Vicente Verdú
Muy a menudo, por no decir siempre, los finales de la vida, personal y profesional suelen calificarse no sólo como un último tramo, son como el periodo donde se leerá la totalidad de la vida.
Se actúa, en efecto, como con las novela malas ( e incluso con alguna buena donde lo más importante) es el final. Y el conjunto del texto se relee a partir de su conclusión desdichadamente.
El fin se sitúa como una cima desde la que el demiurgo enjuicia el recorrido acertado o equivocado del argumento general y del protagonista en particular. En este caso, no hay oportunidad para ponderar los diferentes episodios de una vida y de su complejidad sino que tan sólo la simplificación lleva a juzgar la existencia como una incierta coronación. El fin o el vértice de la muerte será todo los indicativos del valor.
La clase del residuo temporal sería así, si es dorado o no, quien daría significación a la totalidad del recorrido. Se trata, en definitiva, de una igualación de la existencia con el deporte de competición. ¿El resultado? ¿De una vida entera se entera uno por su resultado en la liga o el maratón?
La consideración deportiva de la vida, de otra parte, es no ya una crueldad, en el buen o en el mal sentido (puesto que hay crueldades de enorme resplandor), sino sencillamente una elemental carrera.
La vida es una carrera. Se llega en un puesto u otro y quienes no alcanzan los primeros lugares son absolutamente perdedores. Y hay tantos perdedores en la disputa que quien romper la cinta de llegada se convierte en el indudable campeón. Lo demás es muchedumbre. ¿Muchedumbre para hacer leña? ¿Muchedumbre para quemar. Muchedumbre para olvidar entre cenizas.
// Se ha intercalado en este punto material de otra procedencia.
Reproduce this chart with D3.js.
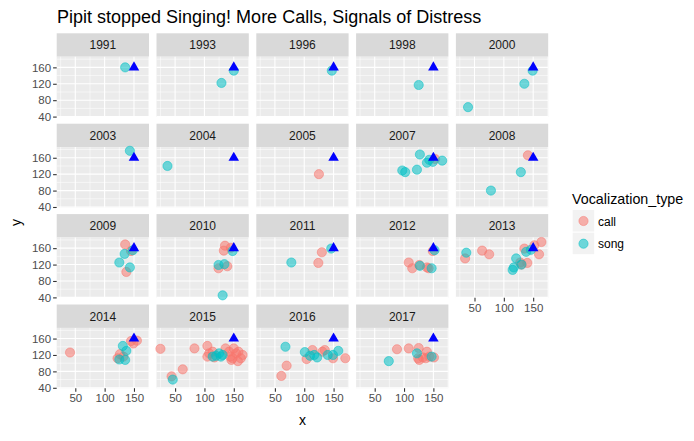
<!DOCTYPE html>
<html><head><meta charset="utf-8">
<script src="https://cdn.jsdelivr.net/npm/d3@7"></script>
<style>
body{margin:0;background:#fff;}
text{font-family:"Liberation Sans",Arial,sans-serif;}
</style></head>
<body><svg id="chart" width="694" height="441"></svg>
<script>
const years = [1991,1993,1996,1998,2000,2003,2004,2005,2007,2008,2009,2010,2011,2012,2013,2014,2015,2016,2017];
const seriesNames = ["call","song"];
const seriesColors = ["#F8766D","#00BFC4"];
const xTicks = [50,100,150];
const yTicks = [40,80,120,160];
const reference = [[150,160]];
// [year, x, y]
const callPoints = [
 [2005,125,120],
 [2007,153,157],
 [2008,141,166],
 [2009,135,169],[2009,145,153],[2009,137,102],
 [2010,135,166],[2010,133,154],[2010,145,161],[2010,124,111],[2010,139,116],
 [2011,124,124],[2011,130,150],
 [2012,108,125],[2012,114,111],[2012,126,119],[2012,139,113],[2012,142,111],[2012,149,153],
 [2013,34,135],[2013,63,154],[2013,75,145],[2013,135,159],[2013,152,167],[2013,164,175],[2013,160,145],[2013,130,120],[2013,140,124],[2013,128,125],
 [2014,41,126],[2014,126,122],[2014,122,112],[2014,132,116],[2014,145,154],[2014,149,148],[2014,155,155],
 [2015,25,135],[2015,44,68],[2015,63,85],[2015,83,136],[2015,105,142],[2015,114,128],[2015,105,116],[2015,117,114],[2015,136,136],[2015,142,128],[2015,148,112],[2015,154,124],[2015,157,105],[2015,165,120],[2015,158,128],[2015,146,108],[2015,108,124],[2015,150,136],[2015,162,112],[2015,144,116],
 [2016,70,94],[2016,61,69],[2016,104,110],[2016,114,132],[2016,131,128],[2016,135,132],[2016,149,112],[2016,170,112],
 [2017,88,134],[2017,108,136],[2017,125,137],[2017,139,128],[2017,126,108],[2017,132,114],[2017,137,112],[2017,143,116],[2017,151,114],[2017,124,112]
];
const songPoints = [
 [1991,135,160],
 [1993,129,122],[1993,150,152],
 [1996,147,152],
 [1998,125,117],
 [2000,39,63],[2000,135,120],[2000,149,152],
 [2003,143,177],
 [2004,37,140],
 [2007,127,168],[2007,97,129],[2007,102,125],[2007,122,131],[2007,139,148],[2007,149,150],[2007,165,153],[2007,143,155],
 [2008,129,125],[2008,78,80],
 [2009,134,146],[2009,125,125],[2009,143,113],[2009,148,155],
 [2010,148,153],[2010,124,119],[2010,134,121],[2010,131,45],
 [2011,78,125],[2011,146,159],
 [2012,127,117],[2012,147,111],[2012,152,155],
 [2013,36,149],[2013,146,156],[2013,138,151],[2013,121,135],[2013,117,113],[2013,115,107],[2013,130,120],
 [2014,131,142],[2014,137,130],[2014,125,109],[2014,135,108],
 [2015,46,60],[2015,125,124],[2015,128,116],[2015,120,118],[2015,114,116],[2015,131,120],
 [2016,68,140],[2016,101,127],[2016,117,120],[2016,122,114],[2016,140,120],[2016,158,130],[2016,149,120],[2016,110,118],
 [2017,74,105],[2017,122,124],[2017,147,116]
];

const svg = d3.select("#chart");
const ncol = 5;
const left0 = 56.7, colStep = 99.8, panelW = 92.3;
const top0 = 33.3, rowStep = 90.4, stripH = 23.4, panelH = 60.3;

const x = d3.scaleLinear().domain([18.3,175.6]).range([0,panelW]);
const y = d3.scaleLinear().domain([39,186]).range([panelH,0]);

svg.append("text").attr("x",57).attr("y",23).attr("font-size",18).attr("fill","#000")
  .text("Pipit stopped Singing! More Calls, Signals of Distress");

const xMinor = [25,75,125,175], yMinor = [60,100,140,180];

years.forEach((yr,i)=>{
  const c = i % ncol, r = Math.floor(i/ncol);
  const gx = left0 + c*colStep, gy = top0 + r*rowStep;
  const g = svg.append("g").attr("transform",`translate(${gx},${gy})`);
  g.append("rect").attr("width",panelW).attr("height",stripH).attr("fill","#D9D9D9");
  g.append("text").attr("x",panelW/2).attr("y",stripH/2+4.3).attr("text-anchor","middle")
    .attr("font-size",12).attr("fill","#1A1A1A").text(yr);
  const p = g.append("g").attr("transform",`translate(0,${stripH})`);
  p.append("rect").attr("width",panelW).attr("height",panelH).attr("fill","#EBEBEB");
  p.selectAll(".xmn").data(xMinor).join("line").attr("x1",d=>x(d)).attr("x2",d=>x(d))
    .attr("y1",0).attr("y2",panelH).attr("stroke","#fff").attr("stroke-width",0.55);
  p.selectAll(".ymn").data(yMinor).join("line").attr("y1",d=>y(d)).attr("y2",d=>y(d))
    .attr("x1",0).attr("x2",panelW).attr("stroke","#fff").attr("stroke-width",0.55);
  p.selectAll(".xmj").data(xTicks).join("line").attr("x1",d=>x(d)).attr("x2",d=>x(d))
    .attr("y1",0).attr("y2",panelH).attr("stroke","#fff").attr("stroke-width",1.1);
  p.selectAll(".ymj").data(yTicks).join("line").attr("y1",d=>y(d)).attr("y2",d=>y(d))
    .attr("x1",0).attr("x2",panelW).attr("stroke","#fff").attr("stroke-width",1.1);

  const pts = [];
  callPoints.filter(d=>d[0]===yr).forEach(d=>pts.push({s:0,x:d[1],y:d[2]}));
  songPoints.filter(d=>d[0]===yr).forEach(d=>pts.push({s:1,x:d[1],y:d[2]}));
  p.selectAll("circle.pt").data(pts).join("circle").attr("class","pt")
    .attr("cx",d=>x(d.x)).attr("cy",d=>y(d.y)).attr("r",4.6)
    .attr("fill",d=>seriesColors[d.s]).attr("fill-opacity",0.55)
    .attr("stroke",d=>seriesColors[d.s]).attr("stroke-opacity",0.5).attr("stroke-width",1);
  p.selectAll("path.ref").data(reference).join("path").attr("class","ref")
    .attr("d",d3.symbol(d3.symbolTriangle,48)())
    .attr("transform",d=>`translate(${x(d[0])},${y(d[1])})`).attr("fill","#0000FF");

  if (c===0){
    const ya = p.append("g").call(d3.axisLeft(y).tickValues(yTicks).tickSize(3.6).tickPadding(2));
    ya.select(".domain").remove();
    ya.selectAll("line").attr("stroke","#333333").attr("stroke-width",1.1);
    ya.selectAll("text").attr("font-size",11.5).attr("fill","#4D4D4D").attr("font-family","Liberation Sans, Arial, sans-serif");
  }
  if (i + ncol >= years.length){
    const xa = p.append("g").attr("transform",`translate(0,${panelH})`)
      .call(d3.axisBottom(x).tickValues(xTicks).tickSize(3.6).tickPadding(2));
    xa.select(".domain").remove();
    xa.selectAll("line").attr("stroke","#333333").attr("stroke-width",1.1);
    xa.selectAll("text").attr("font-size",11.5).attr("fill","#4D4D4D").attr("font-family","Liberation Sans, Arial, sans-serif");
  }
});

svg.append("text").attr("x",left0 + (4*colStep+panelW)/2).attr("y",425).attr("text-anchor","middle")
  .attr("font-size",14).attr("fill","#000").text("x");
svg.append("text").attr("transform",`translate(21,${(top0 + 3*rowStep + stripH + panelH + top0 + stripH)/2}) rotate(-90)`)
  .attr("text-anchor","middle").attr("font-size",14).attr("fill","#000").text("y");

const lg = svg.append("g").attr("transform","translate(572,0)");
lg.append("text").attr("x",0).attr("y",204).attr("font-size",14.3).attr("fill","#000").text("Vocalization_type");
seriesNames.forEach((n,k)=>{
  const ky = 210 + k*22.7;
  lg.append("rect").attr("x",0.7).attr("y",ky).attr("width",21.5).attr("height",21.5).attr("fill","#F2F2F2");
  lg.append("circle").attr("cx",11.5).attr("cy",ky+11).attr("r",4.6)
    .attr("fill",seriesColors[k]).attr("fill-opacity",0.55)
    .attr("stroke",seriesColors[k]).attr("stroke-opacity",0.5).attr("stroke-width",1);
  lg.append("text").attr("x",26).attr("y",ky+15.5).attr("font-size",12).attr("fill","#000").text(n);
});
</script></body></html>
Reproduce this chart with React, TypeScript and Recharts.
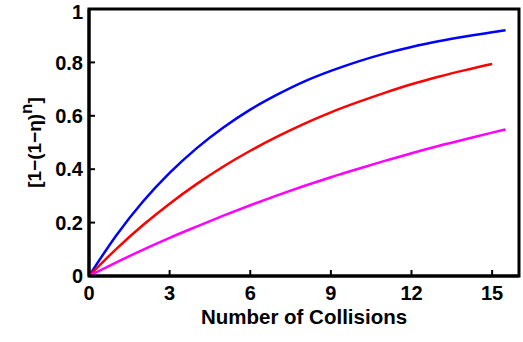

Hay tantos casos de autores, literatos, científicos, pintores, arquitectos, que no triunfaron en sus carreras oficiales que fueron relegados al baúl de los olvidos. Para qué valdría tenerlos en cuenta. ¡Qué ímprobo trabajo -desalentador trabajo- significaría atender a las circunstancias y logros importantes de cada cual que no lució en al podio en su final!
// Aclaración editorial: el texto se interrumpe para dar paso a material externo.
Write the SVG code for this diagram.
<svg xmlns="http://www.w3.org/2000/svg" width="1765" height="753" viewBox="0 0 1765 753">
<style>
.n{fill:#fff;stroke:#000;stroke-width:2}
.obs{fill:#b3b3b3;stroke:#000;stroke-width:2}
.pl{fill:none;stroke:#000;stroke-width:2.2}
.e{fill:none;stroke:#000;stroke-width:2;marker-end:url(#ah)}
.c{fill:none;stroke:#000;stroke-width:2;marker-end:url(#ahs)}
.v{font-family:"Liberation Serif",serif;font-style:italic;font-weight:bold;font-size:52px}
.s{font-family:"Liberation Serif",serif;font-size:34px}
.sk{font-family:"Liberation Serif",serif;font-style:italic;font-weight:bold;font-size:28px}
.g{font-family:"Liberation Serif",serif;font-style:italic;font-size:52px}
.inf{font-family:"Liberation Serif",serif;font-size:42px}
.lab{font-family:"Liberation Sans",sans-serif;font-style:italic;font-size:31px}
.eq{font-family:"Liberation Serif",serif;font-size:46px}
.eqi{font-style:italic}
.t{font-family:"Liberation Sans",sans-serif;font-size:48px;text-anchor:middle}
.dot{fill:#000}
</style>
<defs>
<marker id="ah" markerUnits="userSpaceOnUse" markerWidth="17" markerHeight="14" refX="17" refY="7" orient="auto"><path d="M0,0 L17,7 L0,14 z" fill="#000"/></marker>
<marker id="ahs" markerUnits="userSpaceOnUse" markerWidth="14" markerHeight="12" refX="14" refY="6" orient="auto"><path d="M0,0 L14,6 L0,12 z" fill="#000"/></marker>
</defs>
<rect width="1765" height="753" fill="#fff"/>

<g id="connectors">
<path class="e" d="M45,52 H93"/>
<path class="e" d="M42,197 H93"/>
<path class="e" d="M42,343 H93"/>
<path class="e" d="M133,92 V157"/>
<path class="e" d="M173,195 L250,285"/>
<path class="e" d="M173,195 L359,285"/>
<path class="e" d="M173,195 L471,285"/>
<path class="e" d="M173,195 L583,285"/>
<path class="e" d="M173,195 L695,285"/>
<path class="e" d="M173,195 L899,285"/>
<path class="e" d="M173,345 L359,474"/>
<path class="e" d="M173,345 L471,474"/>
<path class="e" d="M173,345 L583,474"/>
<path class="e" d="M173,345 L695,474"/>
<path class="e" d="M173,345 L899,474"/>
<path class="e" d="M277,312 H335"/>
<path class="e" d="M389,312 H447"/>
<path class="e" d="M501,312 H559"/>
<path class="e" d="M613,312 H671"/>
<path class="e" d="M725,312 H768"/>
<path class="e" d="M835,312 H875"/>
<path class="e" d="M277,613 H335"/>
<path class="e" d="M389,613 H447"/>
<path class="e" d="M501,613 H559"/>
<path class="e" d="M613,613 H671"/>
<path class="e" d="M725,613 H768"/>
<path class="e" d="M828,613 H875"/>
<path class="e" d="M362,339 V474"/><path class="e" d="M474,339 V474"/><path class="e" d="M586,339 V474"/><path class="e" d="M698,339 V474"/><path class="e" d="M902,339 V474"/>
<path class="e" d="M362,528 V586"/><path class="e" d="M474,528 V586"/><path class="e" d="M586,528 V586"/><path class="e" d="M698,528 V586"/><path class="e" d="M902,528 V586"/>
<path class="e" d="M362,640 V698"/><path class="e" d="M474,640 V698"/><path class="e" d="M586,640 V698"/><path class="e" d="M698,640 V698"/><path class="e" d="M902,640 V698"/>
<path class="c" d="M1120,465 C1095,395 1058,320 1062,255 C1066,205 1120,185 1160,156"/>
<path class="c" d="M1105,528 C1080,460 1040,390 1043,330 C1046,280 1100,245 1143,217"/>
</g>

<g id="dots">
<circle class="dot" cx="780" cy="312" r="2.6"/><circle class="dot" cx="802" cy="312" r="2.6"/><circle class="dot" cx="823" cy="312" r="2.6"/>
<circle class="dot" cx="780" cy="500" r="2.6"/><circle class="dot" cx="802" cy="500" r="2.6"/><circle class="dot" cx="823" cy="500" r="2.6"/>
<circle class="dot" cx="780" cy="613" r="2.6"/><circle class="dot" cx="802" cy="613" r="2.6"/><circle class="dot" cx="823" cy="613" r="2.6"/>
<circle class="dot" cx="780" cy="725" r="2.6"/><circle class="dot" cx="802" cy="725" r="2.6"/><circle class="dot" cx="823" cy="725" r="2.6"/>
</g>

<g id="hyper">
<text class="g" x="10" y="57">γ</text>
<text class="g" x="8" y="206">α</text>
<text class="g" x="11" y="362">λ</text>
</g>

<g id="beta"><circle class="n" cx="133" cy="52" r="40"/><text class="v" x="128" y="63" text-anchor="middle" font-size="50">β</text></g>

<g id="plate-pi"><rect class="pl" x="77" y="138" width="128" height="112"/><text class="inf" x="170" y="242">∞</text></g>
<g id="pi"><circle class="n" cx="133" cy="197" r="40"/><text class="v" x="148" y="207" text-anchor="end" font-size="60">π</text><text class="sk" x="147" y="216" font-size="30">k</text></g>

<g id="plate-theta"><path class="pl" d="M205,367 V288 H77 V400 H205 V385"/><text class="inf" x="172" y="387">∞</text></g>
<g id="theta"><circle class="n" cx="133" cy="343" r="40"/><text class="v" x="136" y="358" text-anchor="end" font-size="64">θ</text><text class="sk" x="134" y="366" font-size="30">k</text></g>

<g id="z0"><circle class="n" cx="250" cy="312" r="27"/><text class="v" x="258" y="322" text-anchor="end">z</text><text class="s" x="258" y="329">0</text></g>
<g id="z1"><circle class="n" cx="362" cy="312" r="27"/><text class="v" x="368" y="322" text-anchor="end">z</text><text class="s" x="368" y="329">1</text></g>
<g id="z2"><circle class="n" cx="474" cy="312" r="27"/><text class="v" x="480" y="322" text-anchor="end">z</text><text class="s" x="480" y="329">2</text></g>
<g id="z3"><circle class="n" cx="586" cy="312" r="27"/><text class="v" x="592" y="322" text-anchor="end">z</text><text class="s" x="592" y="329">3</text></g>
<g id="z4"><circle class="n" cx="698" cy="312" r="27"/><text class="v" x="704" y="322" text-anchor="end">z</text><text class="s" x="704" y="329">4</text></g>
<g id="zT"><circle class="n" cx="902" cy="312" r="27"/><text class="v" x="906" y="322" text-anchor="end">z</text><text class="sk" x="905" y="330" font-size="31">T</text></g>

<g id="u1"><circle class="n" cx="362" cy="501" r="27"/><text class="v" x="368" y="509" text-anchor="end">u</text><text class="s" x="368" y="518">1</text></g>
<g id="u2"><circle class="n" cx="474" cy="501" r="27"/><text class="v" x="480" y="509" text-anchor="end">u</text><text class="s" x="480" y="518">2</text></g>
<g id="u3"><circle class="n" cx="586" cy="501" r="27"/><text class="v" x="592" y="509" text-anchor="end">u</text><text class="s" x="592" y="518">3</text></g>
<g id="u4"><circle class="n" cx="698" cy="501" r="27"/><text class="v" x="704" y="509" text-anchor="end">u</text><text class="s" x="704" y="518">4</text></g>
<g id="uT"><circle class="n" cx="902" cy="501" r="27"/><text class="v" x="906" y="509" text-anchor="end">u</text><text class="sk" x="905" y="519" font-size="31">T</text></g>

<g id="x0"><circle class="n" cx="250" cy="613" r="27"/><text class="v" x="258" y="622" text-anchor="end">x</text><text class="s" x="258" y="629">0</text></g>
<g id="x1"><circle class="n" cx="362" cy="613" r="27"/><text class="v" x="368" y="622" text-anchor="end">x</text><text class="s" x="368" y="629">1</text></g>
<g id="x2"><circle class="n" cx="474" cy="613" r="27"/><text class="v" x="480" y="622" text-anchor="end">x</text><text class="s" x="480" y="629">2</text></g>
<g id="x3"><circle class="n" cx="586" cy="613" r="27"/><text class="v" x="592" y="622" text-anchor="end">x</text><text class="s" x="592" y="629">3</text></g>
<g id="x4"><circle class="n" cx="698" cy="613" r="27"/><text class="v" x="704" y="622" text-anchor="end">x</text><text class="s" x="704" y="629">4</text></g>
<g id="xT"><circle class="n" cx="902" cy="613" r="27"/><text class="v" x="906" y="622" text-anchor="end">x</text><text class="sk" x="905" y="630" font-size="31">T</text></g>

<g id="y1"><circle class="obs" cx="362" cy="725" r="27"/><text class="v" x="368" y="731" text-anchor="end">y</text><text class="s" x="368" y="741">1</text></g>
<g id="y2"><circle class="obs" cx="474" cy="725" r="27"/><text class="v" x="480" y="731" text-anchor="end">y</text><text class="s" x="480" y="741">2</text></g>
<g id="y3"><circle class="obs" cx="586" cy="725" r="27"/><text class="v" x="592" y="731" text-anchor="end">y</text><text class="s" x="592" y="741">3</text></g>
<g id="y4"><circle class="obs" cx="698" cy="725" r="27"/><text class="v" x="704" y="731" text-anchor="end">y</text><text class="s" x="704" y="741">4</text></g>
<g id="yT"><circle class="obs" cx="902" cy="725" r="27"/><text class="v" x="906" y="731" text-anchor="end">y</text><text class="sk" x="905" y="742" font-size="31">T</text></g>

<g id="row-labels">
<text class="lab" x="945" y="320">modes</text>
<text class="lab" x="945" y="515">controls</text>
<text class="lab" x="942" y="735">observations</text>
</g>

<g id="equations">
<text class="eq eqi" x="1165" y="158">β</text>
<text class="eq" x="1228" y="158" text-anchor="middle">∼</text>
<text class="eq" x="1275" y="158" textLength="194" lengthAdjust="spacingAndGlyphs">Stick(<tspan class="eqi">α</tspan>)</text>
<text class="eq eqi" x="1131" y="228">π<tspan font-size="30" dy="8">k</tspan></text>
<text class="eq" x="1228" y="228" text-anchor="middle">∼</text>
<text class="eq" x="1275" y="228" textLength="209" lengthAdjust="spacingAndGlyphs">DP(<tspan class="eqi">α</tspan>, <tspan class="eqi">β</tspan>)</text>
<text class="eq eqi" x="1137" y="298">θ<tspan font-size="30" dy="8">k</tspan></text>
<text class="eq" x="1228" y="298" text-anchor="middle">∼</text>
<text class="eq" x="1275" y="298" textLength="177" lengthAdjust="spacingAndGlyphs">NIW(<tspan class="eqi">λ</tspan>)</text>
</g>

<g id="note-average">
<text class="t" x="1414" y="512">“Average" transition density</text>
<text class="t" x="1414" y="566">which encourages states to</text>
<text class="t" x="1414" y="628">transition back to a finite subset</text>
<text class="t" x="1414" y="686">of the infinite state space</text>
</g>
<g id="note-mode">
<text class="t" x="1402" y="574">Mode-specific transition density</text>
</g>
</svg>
Lo importante es lo triunfante y lo triunfante es igual al triunfo consolidado en el final. En el recorrido intermedio, los logros, las luchas, los inventos no poseen relevancia puesto que lo importante es la meta. ¿La meta? ¿Es la meta una metafísica del valor? Sabemos que no. Unos llegan antes y otros después lo que no comporta que los primero clasificados en la última lista histórica sean los más importantes. La importancia se sustituye vilmente por el record.
El valor de una mente y un trabajo se mide por la estimación del coso popular. Pero ¿qué coso, qué caso? El coso donde rige el valor bursátil (deportivo-mercantil) y el caso en que no siendo mensurable al primer golpe cuantitativo termina siendo olvidado o acantonado en las estanterías de la historia.
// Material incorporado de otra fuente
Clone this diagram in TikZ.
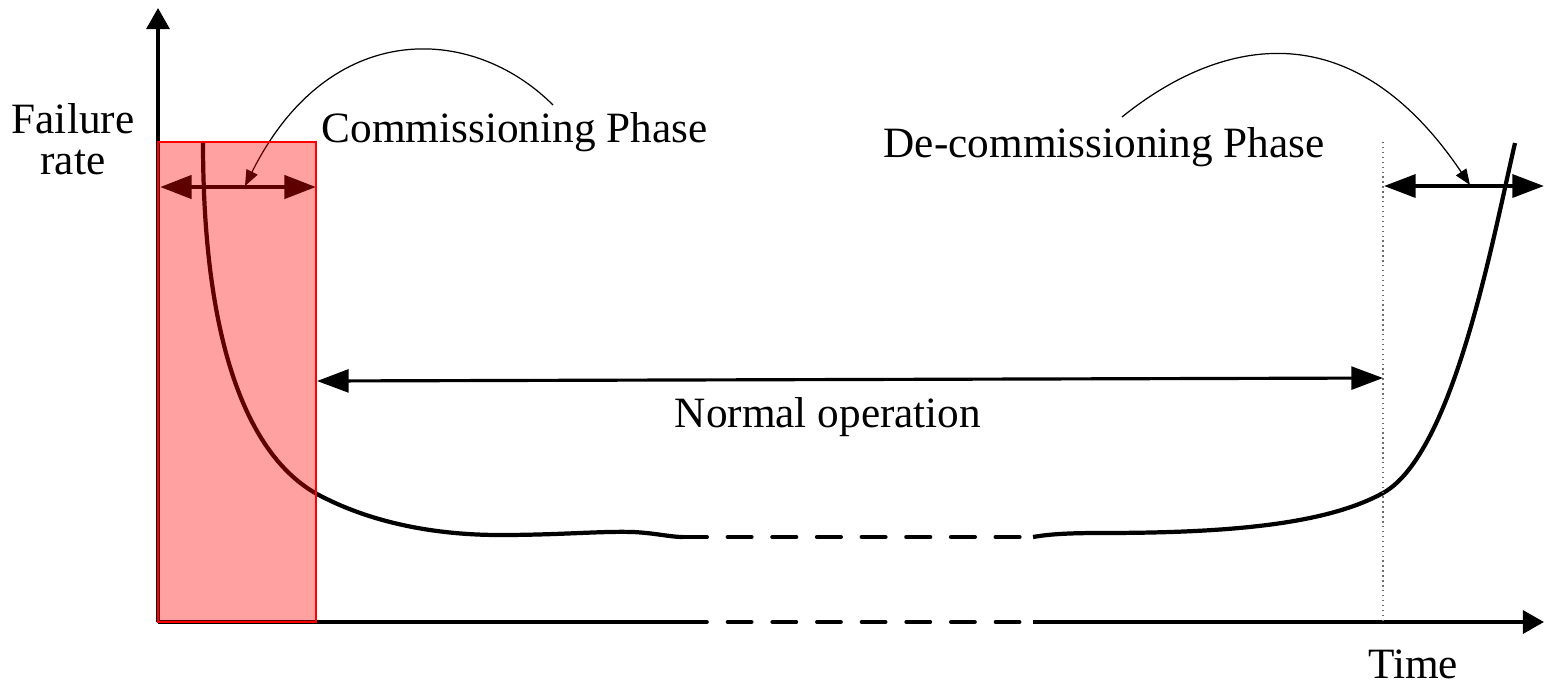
\documentclass[tikz,border=0pt]{standalone}
\usepackage{fontspec}
\setmainfont{Liberation Serif}
\usetikzlibrary{arrows.meta}
\definecolor{myRed}{RGB}{255, 0, 0}
\definecolor{myGrey}{RGB}{110, 110, 110}

\begin{document}
\begin{tikzpicture}[x=0.01cm, y=-0.01cm,
		every node/.style={font=\fontsize{12.3}{11.7}\selectfont, inner sep=0pt},
		axis/.style={line width=1.1pt, -{Triangle[length=6pt, width=6.5pt]}},
		span/.style={line width=1.1pt, {Triangle[length=9pt, width=6.5pt]}-{Triangle[length=9pt, width=6.5pt]}},
		pointer/.style={line width=0.35pt, -{Triangle[length=4.5pt, width=3.5pt]}},
		curve/.style={line width=1.2pt},
		gap/.style={dash pattern=on 6.8pt off 5.9pt, line cap=round}]
			\useasboundingbox (0,0) rectangle (1544,684);

			\coordinate (O) at (158,622);
			\coordinate (yTop) at (158,8);
			\coordinate (xA) at (683,622);
			\coordinate (xB) at (1033,622);
			\coordinate (xEnd) at (1544,622);

			\draw (73,139) node[align=center] (rate) {Failure\\rate};
			\draw (321,142) node[anchor=base west] (comm) {Commissioning Phase};
			\draw (883,157) node[anchor=base west] (decomm) {De-commissioning Phase};
			\draw (828,427) node[anchor=base] (normal) {Normal operation};
			\draw (1413,678) node[anchor=base] (time) {Time};

			% axes
			\draw[axis] (O) -- (yTop);
			\draw[line width=1.1pt] (O) -- (xA);
			\draw[line width=1.1pt, gap] (xA) -- (xB);
			\draw[axis] (xB) -- (xEnd);

			% bathtub curve
			\coordinate (cTop) at (203,142);
			\coordinate (cA) at (683,537);
			\coordinate (cB) at (1033,537);
			\coordinate (cEnd) at (1515,143);
			\draw[curve] (cTop) .. controls (203,342) and (247,455) .. (317,494)
				.. controls (367,521) and (430,535) .. (500,535)
				.. controls (560,535) and (600,531) .. (633,532)
				.. controls (655,533) and (670,537) .. (cA);
			\draw[curve, gap] (cA) -- (cB);
			\draw[curve] (cB) .. controls (1050,534) and (1070,533) .. (1100,533)
				.. controls (1220,533) and (1323,526) .. (1383,493)
				.. controls (1453,454) and (1492,243) .. (cEnd);

			% phase limits
			\coordinate (dTop) at (1383,142);
			\coordinate (dBot) at (1383,622);
			\draw[myGrey, densely dotted, line width=0.4pt] (dTop) -- (dBot);

			\coordinate (cL) at (160,187);
			\coordinate (cR) at (316,187);
			\coordinate (nL) at (317,381);
			\coordinate (nR) at (1383,378);
			\coordinate (dL) at (1384,186);
			\coordinate (dR) at (1544,186);
			\draw[span, line width=1.4pt] (cL) -- (cR);
			\draw[span, line width=0.9pt] (nL) -- (nR);
			\draw[span] (dL) -- (dR);

			% pointers from the labels
			\coordinate (pA) at (553,105);
			\coordinate (pB) at (245,186);
			\coordinate (qA) at (1122,117);
			\coordinate (qB) at (1470,185);
			\draw[pointer] (pA) .. controls (472,24) and (329,18) .. (pB);
			\draw[pointer] (qA) .. controls (1206,49) and (1343,-3) .. (qB);

			\draw[myRed, fill=myRed, fill opacity=0.37, line width=0.4pt] (158,142) rectangle (316,622);
		\end{tikzpicture}
\end{document}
Alguien llega, algunos llegan y reivindican al que no fuera injustamente el campeón pero, en suma, esto es pan de un día. Pronto, las referencias de los recordmen regresan y los que fueron injustamente enterrados como concursantes son la extraviada calderilla de la evolución. Esta es la injusticia, esta es, al cabo, es la justicia que, como casi siempre, nada tiene que ver con el valor.